━━ Dataset content

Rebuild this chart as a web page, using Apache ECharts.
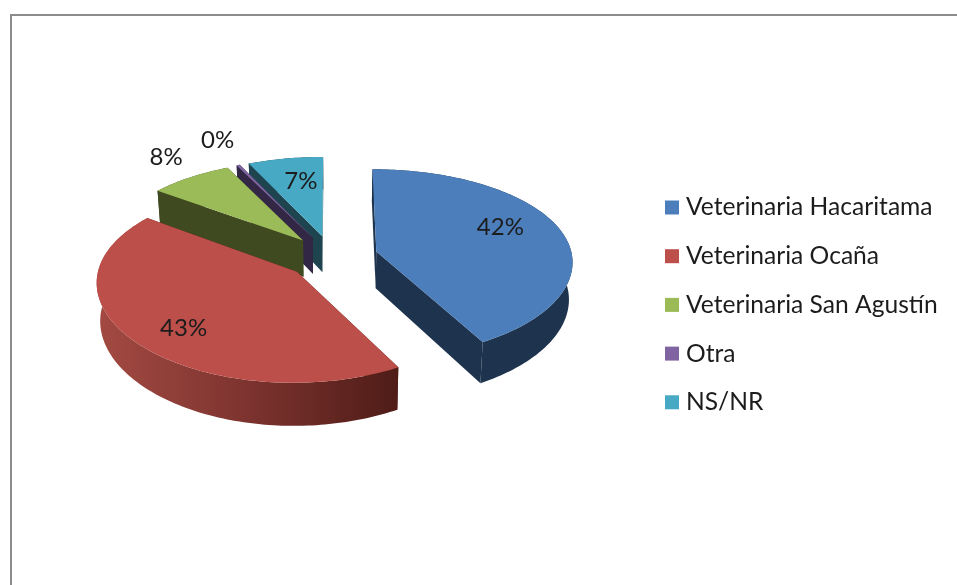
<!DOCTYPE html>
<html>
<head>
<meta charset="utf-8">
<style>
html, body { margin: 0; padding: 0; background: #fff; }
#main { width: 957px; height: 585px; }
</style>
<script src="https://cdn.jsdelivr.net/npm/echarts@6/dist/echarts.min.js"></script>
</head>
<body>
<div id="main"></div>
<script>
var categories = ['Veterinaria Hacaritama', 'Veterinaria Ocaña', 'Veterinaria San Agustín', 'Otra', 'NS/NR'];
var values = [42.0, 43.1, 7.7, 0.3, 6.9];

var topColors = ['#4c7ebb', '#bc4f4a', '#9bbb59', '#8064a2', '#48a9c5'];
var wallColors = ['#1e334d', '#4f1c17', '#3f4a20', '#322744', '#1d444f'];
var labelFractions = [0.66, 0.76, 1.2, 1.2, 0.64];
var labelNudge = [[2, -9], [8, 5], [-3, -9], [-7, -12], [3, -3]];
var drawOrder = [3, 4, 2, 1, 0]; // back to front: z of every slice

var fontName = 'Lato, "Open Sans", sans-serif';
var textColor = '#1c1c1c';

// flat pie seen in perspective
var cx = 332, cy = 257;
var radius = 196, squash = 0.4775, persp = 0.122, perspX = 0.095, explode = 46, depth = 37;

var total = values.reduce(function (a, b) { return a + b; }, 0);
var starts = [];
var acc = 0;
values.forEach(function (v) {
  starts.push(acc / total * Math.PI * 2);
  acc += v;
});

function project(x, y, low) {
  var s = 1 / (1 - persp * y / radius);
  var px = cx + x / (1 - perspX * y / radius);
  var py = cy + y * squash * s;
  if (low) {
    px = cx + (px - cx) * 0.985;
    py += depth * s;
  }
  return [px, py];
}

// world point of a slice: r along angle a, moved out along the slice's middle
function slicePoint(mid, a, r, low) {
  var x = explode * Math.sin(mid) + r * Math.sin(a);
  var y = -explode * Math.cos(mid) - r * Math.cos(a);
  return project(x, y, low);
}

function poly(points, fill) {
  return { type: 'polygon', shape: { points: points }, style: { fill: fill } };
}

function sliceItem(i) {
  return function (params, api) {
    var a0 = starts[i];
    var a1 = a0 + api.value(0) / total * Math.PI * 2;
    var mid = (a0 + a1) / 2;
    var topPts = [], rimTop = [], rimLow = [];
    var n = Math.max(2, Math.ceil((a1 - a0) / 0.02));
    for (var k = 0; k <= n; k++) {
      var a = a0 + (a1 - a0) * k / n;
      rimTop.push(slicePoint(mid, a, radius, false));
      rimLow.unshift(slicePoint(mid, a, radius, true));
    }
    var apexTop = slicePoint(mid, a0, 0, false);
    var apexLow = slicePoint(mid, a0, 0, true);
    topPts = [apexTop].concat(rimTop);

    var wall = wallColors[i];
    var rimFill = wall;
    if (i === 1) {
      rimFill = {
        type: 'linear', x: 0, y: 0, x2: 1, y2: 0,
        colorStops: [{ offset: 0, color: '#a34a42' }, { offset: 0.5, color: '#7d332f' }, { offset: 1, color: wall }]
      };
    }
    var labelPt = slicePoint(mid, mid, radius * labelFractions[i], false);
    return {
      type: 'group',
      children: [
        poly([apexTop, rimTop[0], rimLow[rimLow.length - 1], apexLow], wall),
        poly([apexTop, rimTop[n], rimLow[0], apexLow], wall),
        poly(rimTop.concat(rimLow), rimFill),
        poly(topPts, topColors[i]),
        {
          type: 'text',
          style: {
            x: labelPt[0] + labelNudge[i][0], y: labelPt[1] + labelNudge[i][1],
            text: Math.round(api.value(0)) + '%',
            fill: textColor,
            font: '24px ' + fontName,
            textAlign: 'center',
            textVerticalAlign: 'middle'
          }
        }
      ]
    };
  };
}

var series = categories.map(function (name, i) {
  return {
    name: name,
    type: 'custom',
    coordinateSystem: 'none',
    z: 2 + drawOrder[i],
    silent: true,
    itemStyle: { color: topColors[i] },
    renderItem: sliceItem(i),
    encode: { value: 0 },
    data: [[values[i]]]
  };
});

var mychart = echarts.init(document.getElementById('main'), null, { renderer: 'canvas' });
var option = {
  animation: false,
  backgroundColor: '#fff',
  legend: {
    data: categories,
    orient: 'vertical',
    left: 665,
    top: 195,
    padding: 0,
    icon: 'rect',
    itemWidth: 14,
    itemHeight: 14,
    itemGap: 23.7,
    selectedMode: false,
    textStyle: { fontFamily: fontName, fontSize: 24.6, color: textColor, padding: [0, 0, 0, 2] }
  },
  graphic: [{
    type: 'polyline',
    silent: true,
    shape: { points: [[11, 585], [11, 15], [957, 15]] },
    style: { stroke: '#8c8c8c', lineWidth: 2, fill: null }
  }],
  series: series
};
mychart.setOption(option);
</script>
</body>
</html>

━━━━

> Goal: Leave the images out, please, and restate each line word for word.

> Task solution:
Rebuild this chart as a web page, using Apache ECharts.
<!DOCTYPE html>
<html>
<head>
<meta charset="utf-8">
<style>
html, body { margin: 0; padding: 0; background: #fff; }
#main { width: 957px; height: 585px; }
</style>
<script src="https://cdn.jsdelivr.net/npm/echarts@6/dist/echarts.min.js"></script>
</head>
<body>
<div id="main"></div>
<script>
var categories = ['Veterinaria Hacaritama', 'Veterinaria Ocaña', 'Veterinaria San Agustín', 'Otra', 'NS/NR'];
var values = [42.0, 43.1, 7.7, 0.3, 6.9];

var topColors = ['#4c7ebb', '#bc4f4a', '#9bbb59', '#8064a2', '#48a9c5'];
var wallColors = ['#1e334d', '#4f1c17', '#3f4a20', '#322744', '#1d444f'];
var labelFractions = [0.66, 0.76, 1.2, 1.2, 0.64];
var labelNudge = [[2, -9], [8, 5], [-3, -9], [-7, -12], [3, -3]];
var drawOrder = [3, 4, 2, 1, 0]; // back to front: z of every slice

var fontName = 'Lato, "Open Sans", sans-serif';
var textColor = '#1c1c1c';

// flat pie seen in perspective
var cx = 332, cy = 257;
var radius = 196, squash = 0.4775, persp = 0.122, perspX = 0.095, explode = 46, depth = 37;

var total = values.reduce(function (a, b) { return a + b; }, 0);
var starts = [];
var acc = 0;
values.forEach(function (v) {
  starts.push(acc / total * Math.PI * 2);
  acc += v;
});

function project(x, y, low) {
  var s = 1 / (1 - persp * y / radius);
  var px = cx + x / (1 - perspX * y / radius);
  var py = cy + y * squash * s;
  if (low) {
    px = cx + (px - cx) * 0.985;
    py += depth * s;
  }
  return [px, py];
}

// world point of a slice: r along angle a, moved out along the slice's middle
function slicePoint(mid, a, r, low) {
  var x = explode * Math.sin(mid) + r * Math.sin(a);
  var y = -explode * Math.cos(mid) - r * Math.cos(a);
  return project(x, y, low);
}

function poly(points, fill) {
  return { type: 'polygon', shape: { points: points }, style: { fill: fill } };
}

function sliceItem(i) {
  return function (params, api) {
    var a0 = starts[i];
    var a1 = a0 + api.value(0) / total * Math.PI * 2;
    var mid = (a0 + a1) / 2;
    var topPts = [], rimTop = [], rimLow = [];
    var n = Math.max(2, Math.ceil((a1 - a0) / 0.02));
    for (var k = 0; k <= n; k++) {
      var a = a0 + (a1 - a0) * k / n;
      rimTop.push(slicePoint(mid, a, radius, false));
      rimLow.unshift(slicePoint(mid, a, radius, true));
    }
    var apexTop = slicePoint(mid, a0, 0, false);
    var apexLow = slicePoint(mid, a0, 0, true);
    topPts = [apexTop].concat(rimTop);

    var wall = wallColors[i];
    var rimFill = wall;
    if (i === 1) {
      rimFill = {
        type: 'linear', x: 0, y: 0, x2: 1, y2: 0,
        colorStops: [{ offset: 0, color: '#a34a42' }, { offset: 0.5, color: '#7d332f' }, { offset: 1, color: wall }]
      };
    }
    var labelPt = slicePoint(mid, mid, radius * labelFractions[i], false);
    return {
      type: 'group',
      children: [
        poly([apexTop, rimTop[0], rimLow[rimLow.length - 1], apexLow], wall),
        poly([apexTop, rimTop[n], rimLow[0], apexLow], wall),
        poly(rimTop.concat(rimLow), rimFill),
        poly(topPts, topColors[i]),
        {
          type: 'text',
          style: {
            x: labelPt[0] + labelNudge[i][0], y: labelPt[1] + labelNudge[i][1],
            text: Math.round(api.value(0)) + '%',
            fill: textColor,
            font: '24px ' + fontName,
            textAlign: 'center',
            textVerticalAlign: 'middle'
          }
        }
      ]
    };
  };
}

var series = categories.map(function (name, i) {
  return {
    name: name,
    type: 'custom',
    coordinateSystem: 'none',
    z: 2 + drawOrder[i],
    silent: true,
    itemStyle: { color: topColors[i] },
    renderItem: sliceItem(i),
    encode: { value: 0 },
    data: [[values[i]]]
  };
});

var mychart = echarts.init(document.getElementById('main'), null, { renderer: 'canvas' });
var option = {
  animation: false,
  backgroundColor: '#fff',
  legend: {
    data: categories,
    orient: 'vertical',
    left: 665,
    top: 195,
    padding: 0,
    icon: 'rect',
    itemWidth: 14,
    itemHeight: 14,
    itemGap: 23.7,
    selectedMode: false,
    textStyle: { fontFamily: fontName, fontSize: 24.6, color: textColor, padding: [0, 0, 0, 2] }
  },
  graphic: [{
    type: 'polyline',
    silent: true,
    shape: { points: [[11, 585], [11, 15], [957, 15]] },
    style: { stroke: '#8c8c8c', lineWidth: 2, fill: null }
  }],
  series: series
};
mychart.setOption(option);
</script>
</body>
</html>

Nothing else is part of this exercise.